André Tourigny va suivre les anciens Coyotes dans le déménagement à Salt Lake City. Son directeur général, Bill  Armstrong, devrait aussi survivre, si on se fie aux propos de Ryan  Smith. « Comme on acquiert seulement les gens, on a besoin des gens, a illustré Smith. C’est tout ce qu’on obtient. Donc c’est ça leur statut ; on a besoin de tout le monde. On a eu une bonne conversation hier. » Il semble donc que l’organisation imitera l’Avalanche, qui avait retenu les services de Marc  Crawford et de Pierre Lacroix en passant de Québec au Colorado. En revanche, les Jets de Winnipeg étaient repartis sur de nouvelles bases après leur départ d’Atlanta.
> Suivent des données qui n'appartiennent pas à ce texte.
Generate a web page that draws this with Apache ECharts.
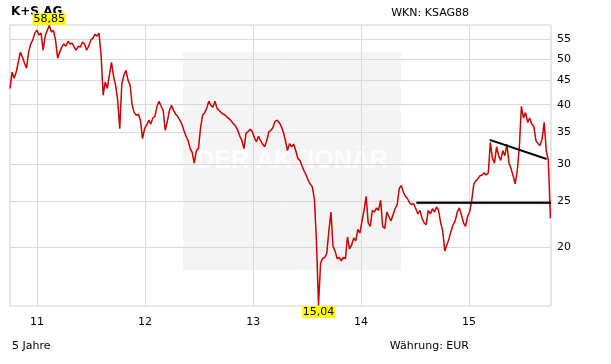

Kings–Golden Knights à Salt Lake ?

Le fameux calendrier préparatoire des Kings de Los Angeles, probablement le calendrier préparatoire qui a le plus fait couler d’encre de l’histoire des calendriers préparatoires, n’a pas fini de faire jaser. En plus de ses deux matchs à Québec, la formation californienne devait en disputer un à Salt Lake City, contre les Golden Knights, le 23  septembre. Or, en réponse à un courriel de La Presse, un relationniste des Kings a indiqué que « le match est toujours prévu à l’horaire dans ces conditions ». Si changement il y a, il semble improbable que Québec hérite également de ce match, puisqu’il aura lieu 10 jours avant les deux rencontres prévues au Centre Vidéotron, les 3 et 5 octobre.